-- start Data --
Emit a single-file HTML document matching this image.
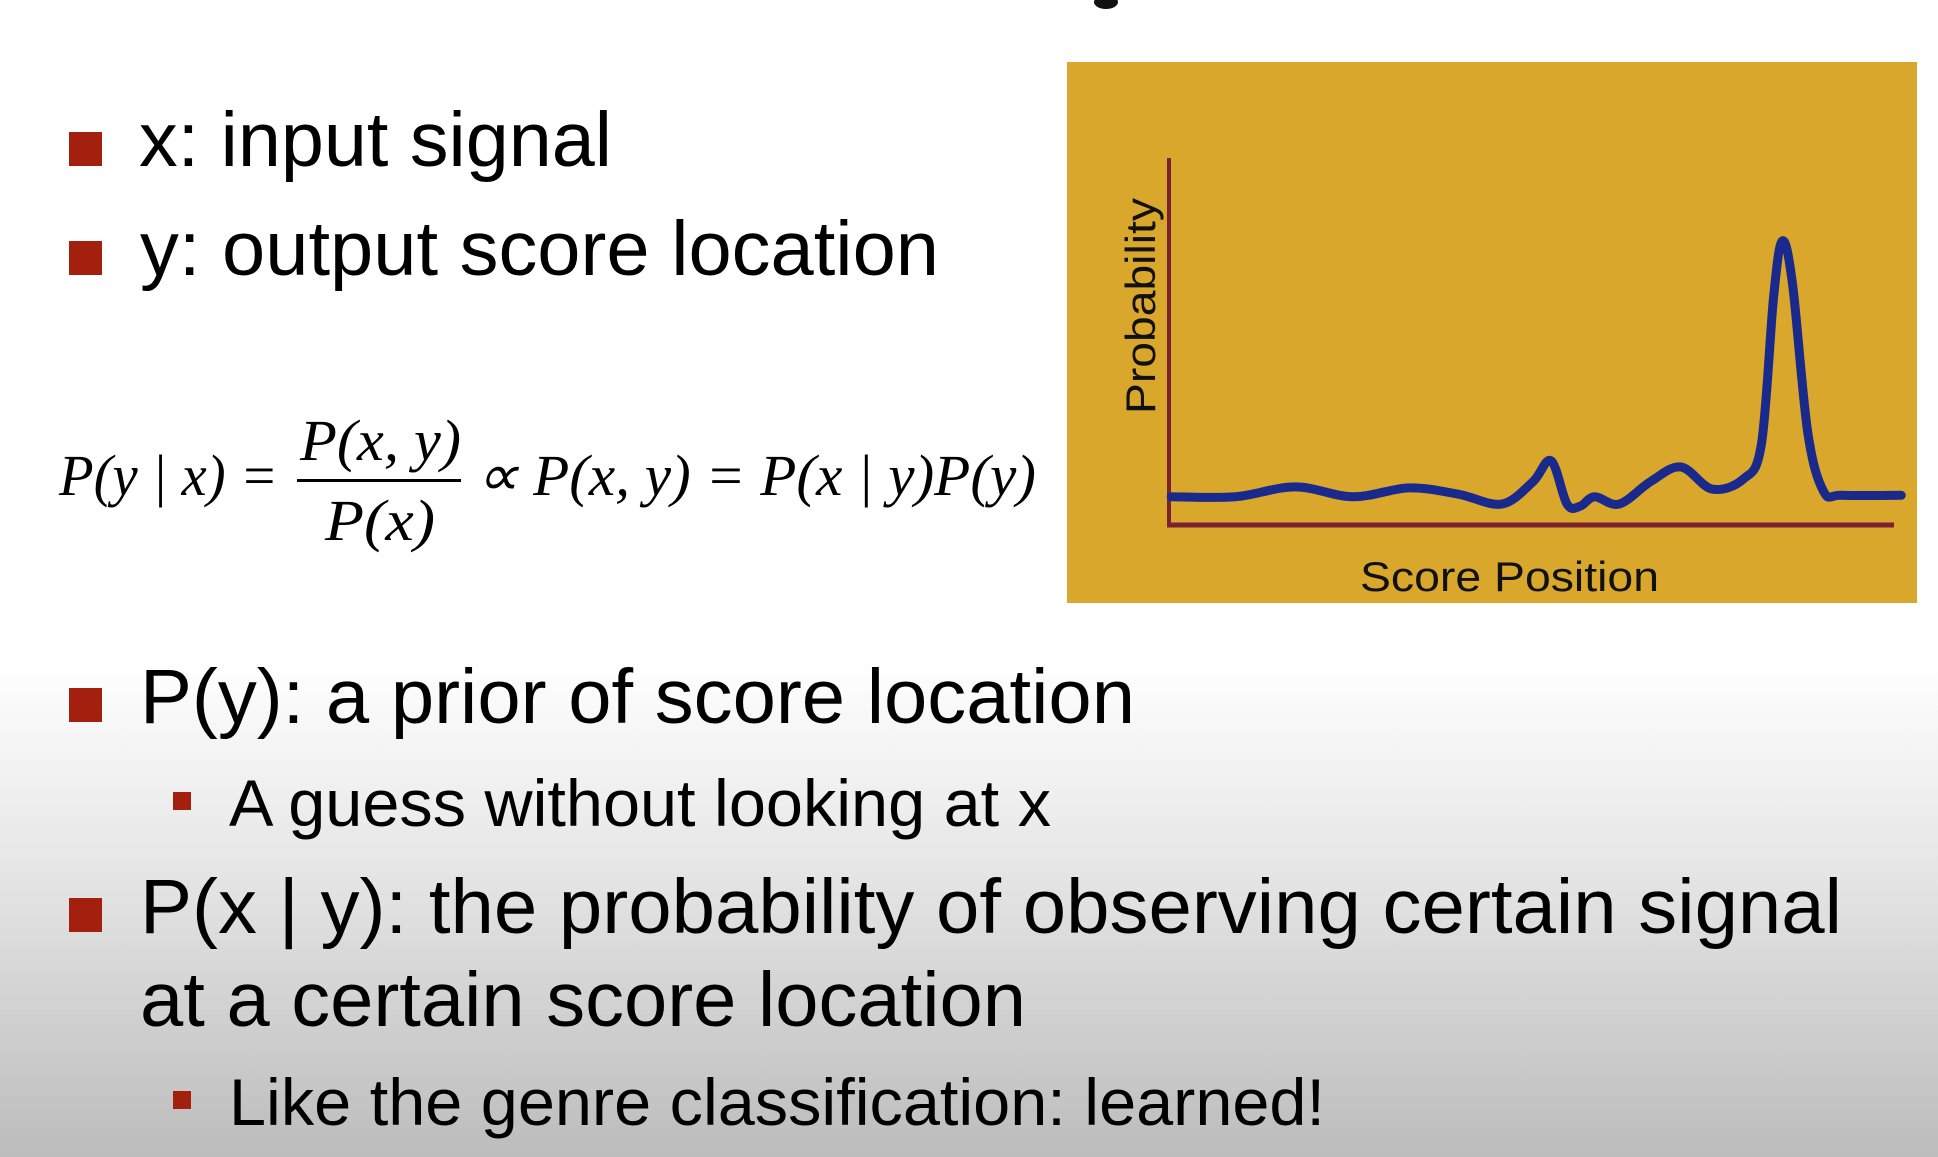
<!DOCTYPE html>
<html><head><meta charset="utf-8"><style>
html,body{margin:0;padding:0;width:1938px;height:1157px;overflow:hidden;background:#fff}
svg{display:block}
</style></head><body>
<svg id="slide" width="1938" height="1157" viewBox="0 0 1938 1157" xmlns="http://www.w3.org/2000/svg">
<defs>
<linearGradient id="bg" x1="0" y1="0" x2="0" y2="1">
<stop offset="0" stop-color="#ffffff"/>
<stop offset="0.57" stop-color="#ffffff"/>
<stop offset="0.75" stop-color="#e6e6e6"/>
<stop offset="1" stop-color="#bcbcbc"/>
</linearGradient>
</defs>
<rect x="0" y="0" width="1938" height="1157" fill="url(#bg)"/>
<ellipse cx="1106" cy="2" rx="12" ry="7" fill="#111"/>

<g font-family="Liberation Sans, Arial, sans-serif" fill="#000">
<rect x="69" y="132" width="33" height="34" fill="#a3200f"/>
<text x="139" y="166" font-size="77" textLength="473" lengthAdjust="spacingAndGlyphs">x: input signal</text>
<rect x="69" y="241" width="33" height="34" fill="#a3200f"/>
<text x="140" y="275" font-size="77" textLength="799" lengthAdjust="spacingAndGlyphs">y: output score location</text>

<rect x="69" y="688" width="33" height="34" fill="#a3200f"/>
<text x="140" y="723" font-size="77" textLength="995" lengthAdjust="spacingAndGlyphs">P(y): a prior of score location</text>
<rect x="173" y="792" width="18" height="18" fill="#a3200f"/>
<text x="229" y="826" font-size="66" textLength="822" lengthAdjust="spacingAndGlyphs">A guess without looking at x</text>
<rect x="69" y="898" width="33" height="34" fill="#a3200f"/>
<text x="140" y="933" font-size="77" textLength="1702" lengthAdjust="spacingAndGlyphs">P(x | y): the probability of observing certain signal</text>
<text x="140" y="1026" font-size="77" textLength="886" lengthAdjust="spacingAndGlyphs">at a certain score location</text>
<rect x="173" y="1091" width="18" height="18" fill="#a3200f"/>
<text x="229" y="1125" font-size="66" textLength="1096" lengthAdjust="spacingAndGlyphs">Like the genre classification: learned!</text>
</g>

<g font-family="Liberation Serif, Times New Roman, serif" font-style="italic" fill="#000" font-size="58">
<text x="59" y="495" textLength="219" lengthAdjust="spacingAndGlyphs">P(y | x) =</text>
<text x="300" y="460" textLength="161" lengthAdjust="spacingAndGlyphs">P(x, y)</text>
<rect x="297" y="479" width="164" height="3" fill="#000"/>
<text x="325" y="540" textLength="110" lengthAdjust="spacingAndGlyphs">P(x)</text>
<text x="476" y="495" textLength="560" lengthAdjust="spacingAndGlyphs">∝ P(x, y) = P(x | y)P(y)</text>
</g>

<g id="chart">
<rect x="1067" y="62" width="850" height="541" fill="#d8a72b"/>
</g>
</svg>
<script>
const scorePositions = [0.3, 9.2, 17.4, 25.4, 33.1, 39.9, 45.9, 50.2, 52.7, 54.9, 56.7, 58.7, 62.1, 66.4, 70.6, 74.9, 79.2, 81.7, 83.4, 84.6, 86.0, 88.1, 90.3, 92.8, 101];
const probabilities = [7.7, 7.7, 10.4, 7.7, 10.1, 8.4, 5.7, 11.8, 17.5, 5.7, 5.1, 7.7, 5.7, 11.8, 15.8, 9.8, 12.5, 21.9, 62.3, 77.4, 65.7, 25.3, 9.1, 8.1, 8.1];
const xAxisTitle = "Score Position";
const yAxisTitle = "Probability";

const NS = "http://www.w3.org/2000/svg";
const chart = document.getElementById('chart');
const X0 = 1169, X1 = 1894, Y0 = 525, Y1 = 158;
function xScale(v){ return X0 + (X1 - X0) * v / 100; }
function yScale(v){ return Y0 - (Y0 - Y1) * v / 100; }

function mk(tag, attrs){ const e = document.createElementNS(NS, tag); for (const k in attrs) e.setAttribute(k, attrs[k]); chart.appendChild(e); return e; }

const yAxis = mk('line', {x1: X0, y1: Y1, x2: X0, y2: Y0 + 2, stroke: '#7a2230', 'stroke-width': 4});


const xAxis = mk('line', {x1: X0 - 2, y1: Y0, x2: X1, y2: Y0, stroke: '#7a2230', 'stroke-width': 5});



const pts = scorePositions.map((s, i) => [xScale(s), yScale(probabilities[i])]);
let d = 'M' + pts[0][0] + ',' + pts[0][1];
for (let i = 0; i < pts.length - 1; i++) {
  const p0 = pts[i - 1] || pts[i], p1 = pts[i], p2 = pts[i + 1], p3 = pts[i + 2] || p2;
  const c1x = p1[0] + (p2[0] - p0[0]) / 6, c1y = p1[1] + (p2[1] - p0[1]) / 6;
  const c2x = p2[0] - (p3[0] - p1[0]) / 6, c2y = p2[1] - (p3[1] - p1[1]) / 6;
  d += ' C' + c1x + ',' + c1y + ' ' + c2x + ',' + c2y + ' ' + p2[0] + ',' + p2[1];
}
const curve = mk('path', {d: d, fill: 'none', stroke: '#1a2a8c', 'stroke-width': 9, 'stroke-linejoin': 'round', 'stroke-linecap': 'round'});



const xt = mk('text', {x: 1360, y: 591, 'font-family': 'Liberation Sans, Arial, sans-serif', 'font-size': 42, fill: '#111', textLength: 299, lengthAdjust: 'spacingAndGlyphs'});
xt.textContent = xAxisTitle;


const yt = mk('text', {x: 0, y: 0, 'font-family': 'Liberation Sans, Arial, sans-serif', 'font-size': 42, fill: '#111', textLength: 216, lengthAdjust: 'spacingAndGlyphs', transform: 'translate(1155,414) rotate(-90)'});
yt.textContent = yAxisTitle;


</script>
</body></html>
-- end Data --
- _Written instruction_: Please write out all of the material above without changing a word, and omit any pictures.

- _Problem solution_:
Emit a single-file HTML document matching this image.
<!DOCTYPE html>
<html><head><meta charset="utf-8"><style>
html,body{margin:0;padding:0;width:1938px;height:1157px;overflow:hidden;background:#fff}
svg{display:block}
</style></head><body>
<svg id="slide" width="1938" height="1157" viewBox="0 0 1938 1157" xmlns="http://www.w3.org/2000/svg">
<defs>
<linearGradient id="bg" x1="0" y1="0" x2="0" y2="1">
<stop offset="0" stop-color="#ffffff"/>
<stop offset="0.57" stop-color="#ffffff"/>
<stop offset="0.75" stop-color="#e6e6e6"/>
<stop offset="1" stop-color="#bcbcbc"/>
</linearGradient>
</defs>
<rect x="0" y="0" width="1938" height="1157" fill="url(#bg)"/>
<ellipse cx="1106" cy="2" rx="12" ry="7" fill="#111"/>

<g font-family="Liberation Sans, Arial, sans-serif" fill="#000">
<rect x="69" y="132" width="33" height="34" fill="#a3200f"/>
<text x="139" y="166" font-size="77" textLength="473" lengthAdjust="spacingAndGlyphs">x: input signal</text>
<rect x="69" y="241" width="33" height="34" fill="#a3200f"/>
<text x="140" y="275" font-size="77" textLength="799" lengthAdjust="spacingAndGlyphs">y: output score location</text>

<rect x="69" y="688" width="33" height="34" fill="#a3200f"/>
<text x="140" y="723" font-size="77" textLength="995" lengthAdjust="spacingAndGlyphs">P(y): a prior of score location</text>
<rect x="173" y="792" width="18" height="18" fill="#a3200f"/>
<text x="229" y="826" font-size="66" textLength="822" lengthAdjust="spacingAndGlyphs">A guess without looking at x</text>
<rect x="69" y="898" width="33" height="34" fill="#a3200f"/>
<text x="140" y="933" font-size="77" textLength="1702" lengthAdjust="spacingAndGlyphs">P(x | y): the probability of observing certain signal</text>
<text x="140" y="1026" font-size="77" textLength="886" lengthAdjust="spacingAndGlyphs">at a certain score location</text>
<rect x="173" y="1091" width="18" height="18" fill="#a3200f"/>
<text x="229" y="1125" font-size="66" textLength="1096" lengthAdjust="spacingAndGlyphs">Like the genre classification: learned!</text>
</g>

<g font-family="Liberation Serif, Times New Roman, serif" font-style="italic" fill="#000" font-size="58">
<text x="59" y="495" textLength="219" lengthAdjust="spacingAndGlyphs">P(y | x) =</text>
<text x="300" y="460" textLength="161" lengthAdjust="spacingAndGlyphs">P(x, y)</text>
<rect x="297" y="479" width="164" height="3" fill="#000"/>
<text x="325" y="540" textLength="110" lengthAdjust="spacingAndGlyphs">P(x)</text>
<text x="476" y="495" textLength="560" lengthAdjust="spacingAndGlyphs">∝ P(x, y) = P(x | y)P(y)</text>
</g>

<g id="chart">
<rect x="1067" y="62" width="850" height="541" fill="#d8a72b"/>
</g>
</svg>
<script>
const scorePositions = [0.3, 9.2, 17.4, 25.4, 33.1, 39.9, 45.9, 50.2, 52.7, 54.9, 56.7, 58.7, 62.1, 66.4, 70.6, 74.9, 79.2, 81.7, 83.4, 84.6, 86.0, 88.1, 90.3, 92.8, 101];
const probabilities = [7.7, 7.7, 10.4, 7.7, 10.1, 8.4, 5.7, 11.8, 17.5, 5.7, 5.1, 7.7, 5.7, 11.8, 15.8, 9.8, 12.5, 21.9, 62.3, 77.4, 65.7, 25.3, 9.1, 8.1, 8.1];
const xAxisTitle = "Score Position";
const yAxisTitle = "Probability";

const NS = "http://www.w3.org/2000/svg";
const chart = document.getElementById('chart');
const X0 = 1169, X1 = 1894, Y0 = 525, Y1 = 158;
function xScale(v){ return X0 + (X1 - X0) * v / 100; }
function yScale(v){ return Y0 - (Y0 - Y1) * v / 100; }

function mk(tag, attrs){ const e = document.createElementNS(NS, tag); for (const k in attrs) e.setAttribute(k, attrs[k]); chart.appendChild(e); return e; }

const yAxis = mk('line', {x1: X0, y1: Y1, x2: X0, y2: Y0 + 2, stroke: '#7a2230', 'stroke-width': 4});


const xAxis = mk('line', {x1: X0 - 2, y1: Y0, x2: X1, y2: Y0, stroke: '#7a2230', 'stroke-width': 5});



const pts = scorePositions.map((s, i) => [xScale(s), yScale(probabilities[i])]);
let d = 'M' + pts[0][0] + ',' + pts[0][1];
for (let i = 0; i < pts.length - 1; i++) {
  const p0 = pts[i - 1] || pts[i], p1 = pts[i], p2 = pts[i + 1], p3 = pts[i + 2] || p2;
  const c1x = p1[0] + (p2[0] - p0[0]) / 6, c1y = p1[1] + (p2[1] - p0[1]) / 6;
  const c2x = p2[0] - (p3[0] - p1[0]) / 6, c2y = p2[1] - (p3[1] - p1[1]) / 6;
  d += ' C' + c1x + ',' + c1y + ' ' + c2x + ',' + c2y + ' ' + p2[0] + ',' + p2[1];
}
const curve = mk('path', {d: d, fill: 'none', stroke: '#1a2a8c', 'stroke-width': 9, 'stroke-linejoin': 'round', 'stroke-linecap': 'round'});



const xt = mk('text', {x: 1360, y: 591, 'font-family': 'Liberation Sans, Arial, sans-serif', 'font-size': 42, fill: '#111', textLength: 299, lengthAdjust: 'spacingAndGlyphs'});
xt.textContent = xAxisTitle;


const yt = mk('text', {x: 0, y: 0, 'font-family': 'Liberation Sans, Arial, sans-serif', 'font-size': 42, fill: '#111', textLength: 216, lengthAdjust: 'spacingAndGlyphs', transform: 'translate(1155,414) rotate(-90)'});
yt.textContent = yAxisTitle;


</script>
</body></html>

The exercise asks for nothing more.